#### [Stated goal]
Quote word for word the lines below, beginning with the first and ending with the one that has "plt.rcParams['font.family'] = ['Liberation". Drop the pictures.
--- Start of Exercise inputs ---
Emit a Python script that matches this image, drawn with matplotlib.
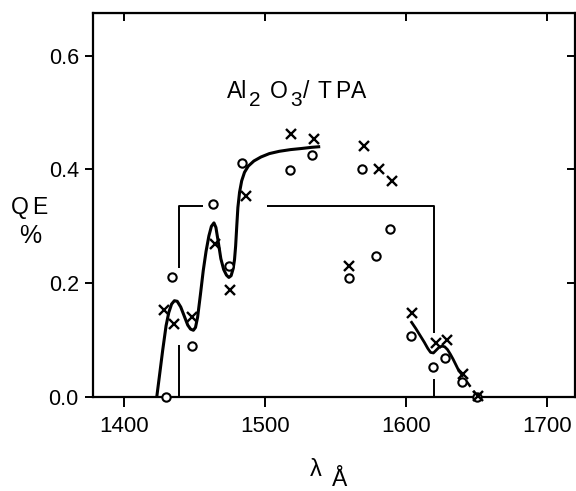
import numpy as np
import matplotlib
matplotlib.use("Agg")
import matplotlib.pyplot as plt

plt.rcParams['font.family'] = ['Liberation Sans', 'DejaVu Sans']

# measured points (x = crosses, o = circles)
cross_x = [1428, 1435, 1448, 1464.5, 1475, 1486.5, 1518, 1535, 1559.5, 1570.5,
           1581, 1590, 1604, 1621, 1629.5, 1640.5, 1651]
cross_y = [0.153, 0.128, 0.140, 0.269, 0.188, 0.354, 0.463, 0.453, 0.230, 0.442,
           0.400, 0.379, 0.147, 0.095, 0.100, 0.040, 0.002]

circ_x = [1429.5, 1433.5, 1448, 1463, 1474.5, 1483.5, 1517.5, 1533.5, 1559.5, 1569,
          1578.5, 1588.5, 1603.5, 1619.5, 1628, 1640, 1650.5]
circ_y = [0.0, 0.210, 0.089, 0.340, 0.230, 0.411, 0.399, 0.426, 0.209, 0.401,
          0.248, 0.296, 0.107, 0.053, 0.068, 0.026, 0.0]

# hand drawn curve, left part
curve1_x = [1423.0, 1424.8, 1427.2, 1429.6, 1431.5, 1433.5, 1435.5, 1437.5, 1440.0,
            1442.5, 1445.0, 1447.0, 1449.0, 1450.5, 1452.0, 1454.0, 1456.0, 1458.0,
            1460.0, 1461.8, 1463.6, 1465.0, 1466.5, 1468.5, 1470.5, 1472.5, 1474.2,
            1475.8, 1477.2, 1478.2, 1479.0, 1479.8, 1480.6, 1481.8, 1483.3, 1485.3,
            1488.0, 1492.0, 1497.0, 1503.0, 1510.0, 1518.0, 1526.0, 1533.0, 1538.0]
curve1_y = [0.000, 0.035, 0.082, 0.125, 0.148, 0.163, 0.169, 0.168, 0.158,
            0.142, 0.126, 0.119, 0.117, 0.122, 0.140, 0.180, 0.222, 0.256,
            0.283, 0.300, 0.306, 0.298, 0.275, 0.243, 0.224, 0.214, 0.210,
            0.213, 0.225, 0.241, 0.265, 0.300, 0.333, 0.360, 0.380, 0.395,
            0.406, 0.415, 0.422, 0.428, 0.432, 0.435, 0.437, 0.439, 0.440]

# hand drawn curve, right part
curve2_x = [1604.0, 1607.0, 1610.0, 1613.0, 1615.5, 1617.5, 1619.5, 1621.5, 1623.5,
            1625.5, 1627.5, 1629.5, 1631.5, 1633.5, 1635.5, 1637.5]
curve2_y = [0.131, 0.120, 0.108, 0.096, 0.085, 0.078, 0.077, 0.082, 0.087,
            0.089, 0.088, 0.083, 0.075, 0.066, 0.056, 0.046]
dash_x = [1637.5, 1651.0]
dash_y = [0.046, 0.0]

# bracket (filter pass band)
brk_a_x, brk_a_y = [1438.5, 1438.5], [0.0, 0.091]
brk_b_x, brk_b_y = [1438.5, 1438.5, 1455.5], [0.226, 0.335, 0.335]
brk_c_x, brk_c_y = [1501.0, 1619.7, 1619.7], [0.335, 0.335, 0.112]
brk_d_x, brk_d_y = [1619.7, 1619.7], [0.032, 0.0]

xticks = [1400, 1500, 1600, 1700]
yticks = [0.0, 0.2, 0.4, 0.6]

W, H = 576, 491
fig = plt.figure(figsize=(W / 100, H / 100), dpi=100)
ax = fig.add_axes([0.161, 0.192, 0.8366, 0.781])

for bx, by in [(brk_a_x, brk_a_y), (brk_b_x, brk_b_y), (brk_c_x, brk_c_y), (brk_d_x, brk_d_y)]:
    ax.plot(bx, by, color='black', lw=1.4, solid_capstyle='butt')

ax.plot(curve1_x, curve1_y, color='black', lw=2.2, solid_joinstyle='round')
ax.plot(curve2_x, curve2_y, color='black', lw=2.0)
ax.plot(dash_x, dash_y, color='black', lw=1.8, linestyle=(0, (3, 2)))

ax.plot(circ_x, circ_y, linestyle='none', marker='o', ms=6, mfc='white',
        mec='black', mew=1.5, clip_on=False, zorder=5)
ax.plot(cross_x, cross_y, linestyle='none', marker='x', ms=6.5, mec='black',
        mew=1.7, clip_on=False, zorder=5)

ax.set_xlim(1377.5, 1719.8)
ax.set_ylim(0, 0.675)
ax.set_xticks(xticks)
ax.set_yticks(yticks)
ax.set_xticklabels([str(v) for v in xticks], fontsize=16)
ax.set_yticklabels(['%.1f' % v for v in yticks], fontsize=15.5)
ax.tick_params(axis='x', direction='out', length=7, width=1.4, pad=7)
ax.tick_params(axis='y', direction='out', length=6, width=1.4, pad=4)
for s in ax.spines.values():
    s.set_linewidth(1.6)

# ticks on top and right point inward
top = ax.secondary_xaxis('top')
top.set_xticks(xticks)
top.tick_params(direction='in', length=6, width=1.4, labeltop=False)
right = ax.secondary_yaxis('right')
right.set_yticks(yticks)
right.tick_params(direction='in', length=6, width=1.4, labelright=False)


def ptext(s, x, y, size, ha='left'):
    # place text by pixel position (x from left, baseline y from top)
    fig.text(x / W, 1 - y / H, s, ha=ha, va='baseline', fontsize=size)


# Al2 O3 / TPA, subscripts nearly full size as in the original lettering
ptext('Al', 226.5, 98.5, 16.5)
ptext('2', 249.5, 106.5, 15)
ptext('O', 270, 98.5, 16.5)
ptext('3', 290, 106.5, 15)
ptext('/', 303, 98.5, 16.5)
ptext('T', 318, 98.5, 16.5)
ptext('P', 335, 98.5, 16.5)
ptext('A', 351, 98.5, 16.5)

ptext('Q', 11, 213.5, 16.5)
ptext('E', 32, 213.5, 16.5)
ptext('%', 30, 243, 18, ha='center')

ptext('λ', 315.5, 476.5, 17, ha='center')
ptext('Å', 339.5, 486.5, 16.5, ha='center')

fig.savefig('out.png', dpi=100)
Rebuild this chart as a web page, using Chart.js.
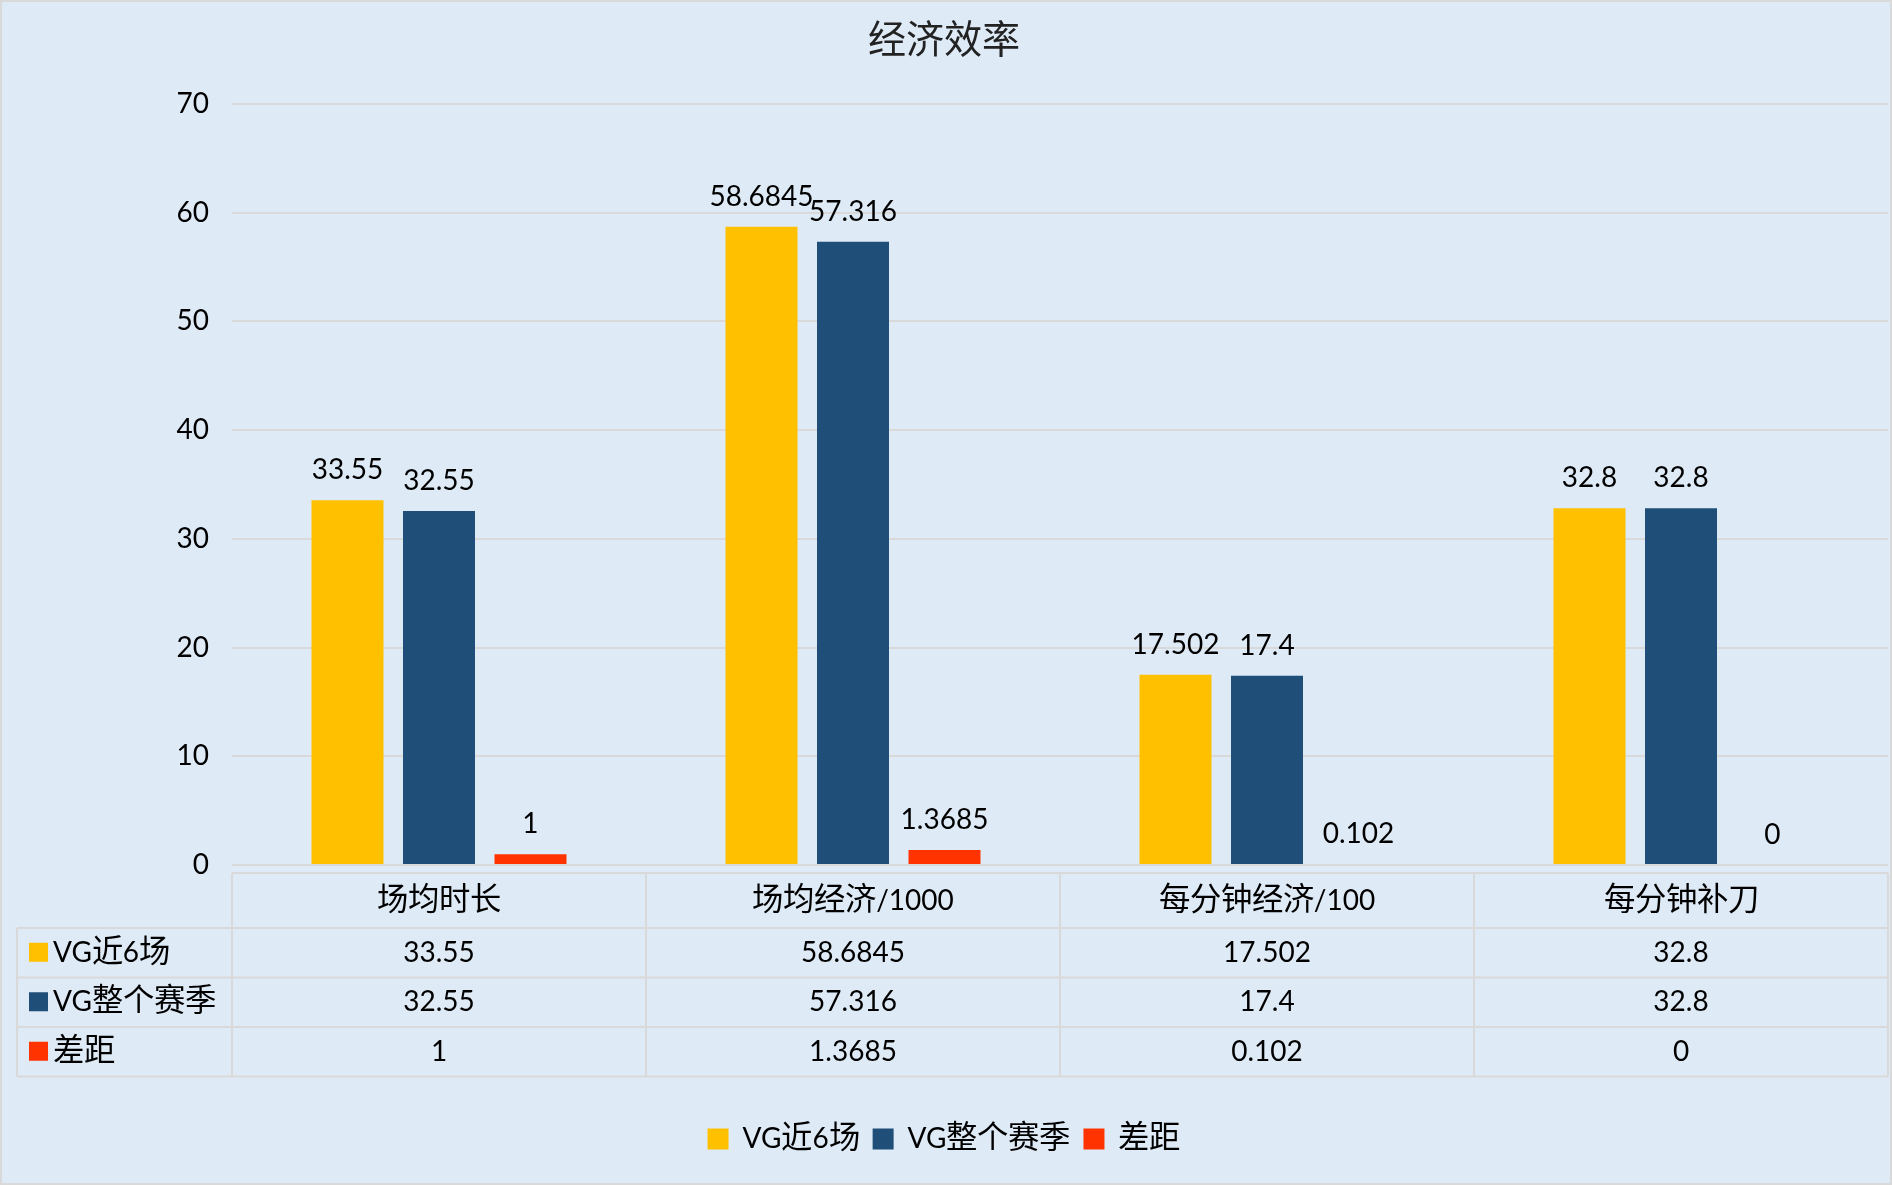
<html><head>
    <meta charset="UTF-8">
    <title>经济效率</title>
    <script src="https://cdn.jsdelivr.net/npm/chart.js"></script>
    <style>
        @font-face {
            font-family: 'CJKBig';
            src: local('Noto Sans CJK SC'), local('Noto Sans CJK SC Regular'), local('NotoSansCJKsc-Regular');
            size-adjust: 112%;
            unicode-range: U+3000-9FFF, U+FF00-FFEF;
        }
        body {
            margin: 0;
            padding: 0;
            background-color: #DEEAF6;
            font-family: Lato, CJKBig, "Noto Sans CJK SC", sans-serif;
        }
        .chart-container {
            width: 1892px;
            height: 1185px;
        }
    </style>
</head>
<body>
    <div class="chart-container">
        <canvas id="economyChart"></canvas>
    </div>
    <script>
        // Data
        const categories = ['场均时长', '场均经济/1000', '每分钟经济/100', '每分钟补刀'];
        const recent6 = [33.55, 58.6845, 17.502, 32.8];
        const wholeSeason = [32.55, 57.316, 17.4, 32.8];
        const gap = [1, 1.3685, 0.102, 0];
        const seriesNames = ['VG近6场', 'VG整个赛季', '差距'];
        const seriesColors = ['#FFC000', '#1F4E79', '#FF3300'];
        const yMin = 0, yMax = 70, yStep = 10;

        const FONT = 'Lato, CJKBig, "Noto Sans CJK SC", sans-serif';
        const seriesValues = [recent6, wholeSeason, gap];

        // background + outer frame
        const background = {
            id: 'background',
            beforeDraw(chart) {
                const ctx = chart.ctx;
                ctx.save();
                ctx.fillStyle = '#DEEAF6';
                ctx.fillRect(0, 0, chart.width, chart.height);
                ctx.restore();
            },
            afterDraw(chart) {
                const ctx = chart.ctx;
                ctx.save();
                ctx.strokeStyle = '#D9D9D9';
                ctx.lineWidth = 2;
                ctx.strokeRect(1, 1, chart.width - 2, chart.height - 2);
                ctx.restore();
            }
        };

        // numbers above the bars
        const valueLabels = {
            id: 'valueLabels',
            afterDatasetsDraw(chart) {
                const ctx = chart.ctx;
                ctx.save();
                ctx.font = '28px ' + FONT;
                ctx.fillStyle = '#000';
                ctx.textAlign = 'center';
                ctx.textBaseline = 'alphabetic';
                chart.data.datasets.forEach((ds, d) => {
                    chart.getDatasetMeta(d).data.forEach((bar, i) => {
                        ctx.fillText(String(ds.data[i]), bar.x, bar.y - 21);
                    });
                });
                ctx.restore();
            }
        };

        // Excel style data table under the plot
        const dataTable = {
            id: 'dataTable',
            afterDraw(chart) {
                const {ctx, chartArea, scales: {x}} = chart;
                const top = chartArea.bottom + 8;
                const headH = 55, rowH = 49.5;
                const left = 17;
                const colW = (x.right - x.left) / categories.length;
                const bottom = top + headH + rowH * seriesValues.length;

                ctx.save();
                ctx.strokeStyle = '#D9D9D9';
                ctx.lineWidth = 2;
                ctx.beginPath();
                ctx.moveTo(x.left, top);
                ctx.lineTo(x.right, top);
                for (let r = 0; r <= seriesValues.length; r++) {
                    const y = top + headH + r * rowH;
                    ctx.moveTo(left, y);
                    ctx.lineTo(x.right, y);
                }
                ctx.moveTo(left, top + headH);
                ctx.lineTo(left, bottom);
                for (let i = 0; i <= categories.length; i++) {
                    const xx = x.left + i * colW;
                    ctx.moveTo(xx, top);
                    ctx.lineTo(xx, bottom);
                }
                ctx.stroke();

                ctx.font = '28px ' + FONT;
                ctx.fillStyle = '#000';
                ctx.textBaseline = 'middle';
                ctx.textAlign = 'center';
                categories.forEach((c, i) => {
                    ctx.fillText(c, x.getPixelForTick(i), top + headH / 2);
                });
                seriesValues.forEach((vals, r) => {
                    const cy = top + headH + r * rowH + rowH / 2;
                    ctx.textAlign = 'center';
                    ctx.fillStyle = '#000';
                    vals.forEach((v, i) => ctx.fillText(String(v), x.getPixelForTick(i), cy));
                    ctx.fillStyle = seriesColors[r];
                    ctx.fillRect(29, cy - 10, 19, 19);
                    ctx.fillStyle = '#000';
                    ctx.textAlign = 'left';
                    ctx.fillText(seriesNames[r], 53, cy);
                });
                ctx.restore();
            }
        };

        function drawChart() {
            const ctx = document.getElementById('economyChart').getContext('2d');
            new Chart(ctx, {
                type: 'bar',
                data: {
                    labels: categories,
                    datasets: seriesValues.map((vals, i) => ({
                        label: seriesNames[i],
                        data: vals,
                        backgroundColor: seriesColors[i],
                        borderWidth: 0,
                        categoryPercentage: 0.663,
                        barPercentage: 0.787
                    }))
                },
                options: {
                    responsive: true,
                    maintainAspectRatio: false,
                    animation: false,
                    layout: {
                        padding: { top: 0, left: 0, right: 4, bottom: 22 }
                    },
                    scales: {
                        x: {
                            grid: { display: false },
                            border: { display: false },
                            ticks: { display: false },
                            afterFit: (scale) => { scale.height = 247; }
                        },
                        y: {
                            min: yMin,
                            max: yMax,
                            ticks: {
                                stepSize: yStep,
                                padding: 23,
                                color: '#000',
                                font: { family: FONT, size: 28 }
                            },
                            grid: { color: '#D9D9D9', lineWidth: 2, drawTicks: false },
                            border: { display: false },
                            afterFit: (scale) => { scale.width = 232; }
                        }
                    },
                    plugins: {
                        title: {
                            display: true,
                            text: '经济效率',
                            color: '#222',
                            font: { family: FONT, size: 34, weight: 'normal' },
                            padding: { top: 22, bottom: 41 }
                        },
                        legend: {
                            position: 'bottom',
                            labels: {
                                boxWidth: 21,
                                boxHeight: 21,
                                padding: 13,
                                color: '#000',
                                font: { family: FONT, size: 28 }
                            }
                        },
                        tooltip: { enabled: false }
                    }
                },
                plugins: [background, valueLabels, dataTable]
            });
        }

        Promise.all([
            document.fonts.load('28px CJKBig', '场均时长经济效率'),
            document.fonts.load('28px Lato', '0123')
        ]).catch(() => {}).then(drawChart);
    </script>
</body></html>
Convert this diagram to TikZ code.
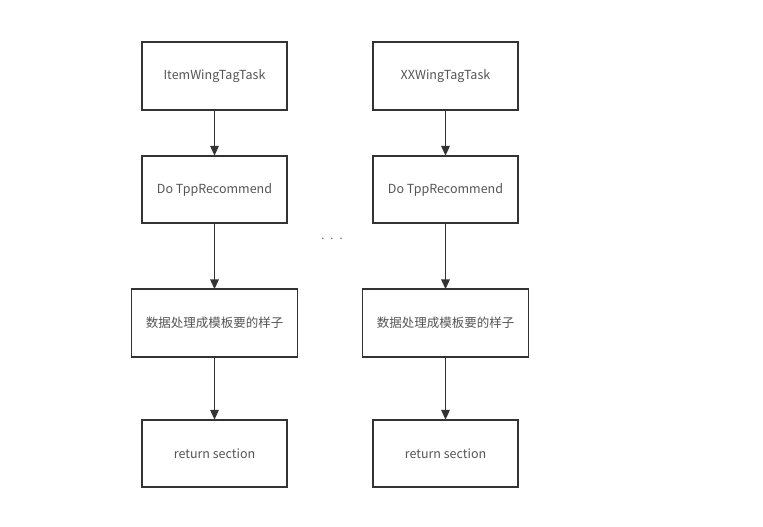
\documentclass[tikz,border=0pt]{standalone}
\usepackage{fontspec}
\setmainfont{Noto Sans CJK SC}
\usetikzlibrary{arrows.meta,positioning}

\definecolor{linegray}{HTML}{333333}
\definecolor{textgray}{HTML}{555555}

\begin{document}
\begin{tikzpicture}[x=1pt, y=1pt, >={Triangle[length=10pt, width=8.5pt]},
    line width=1.8pt, draw=linegray,
    box/.style={draw=linegray, line width=1.8pt, fill=white, minimum height=67.5pt, minimum width=145pt, inner sep=0pt, outer sep=0pt, align=center, font=\fontsize{12.5}{15}\selectfont, text=textgray},
    widebox/.style={box, minimum width=166pt},
    flow/.style={->, line width=1.8pt, draw=linegray}]
  \useasboundingbox (0,0) rectangle (763,-527);
  % left column
  \node[box] (task) at (214.5,-76) {ItemWingTagTask};
  \node[box, below=46pt of task] (rec) {Do TppRecommend};
  \node[widebox, below=66pt of rec] (proc) {数据处理成模板要的样子};
  \node[box, below=63pt of proc] (ret) {return section};
  \draw[flow] (task) -- (rec);
  \draw[flow] (rec) -- (proc);
  \draw[flow] (proc) -- (ret);
  % right column
  \node[box] (xtask) at (445.5,-76) {XXWingTagTask};
  \node[box, below=46pt of xtask] (xrec) {Do TppRecommend};
  \node[widebox, below=66pt of xrec] (xproc) {数据处理成模板要的样子};
  \node[box, below=63pt of xproc] (xret) {return section};
  \draw[flow] (xtask) -- (xrec);
  \draw[flow] (xrec) -- (xproc);
  \draw[flow] (xproc) -- (xret);
  % ellipsis between columns
  \node[text=textgray, font=\fontsize{11}{13}\selectfont] (dots) at (332,-239) {.\hspace{6pt}.\hspace{6pt}.};
\end{tikzpicture}
\end{document}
--- End of Exercise inputs ---
#### [Answer]
Emit a Python script that matches this image, drawn with matplotlib.
import numpy as np
import matplotlib
matplotlib.use("Agg")
import matplotlib.pyplot as plt

plt.rcParams['font.family'] = ['Liberation Sans', 'DejaVu Sans']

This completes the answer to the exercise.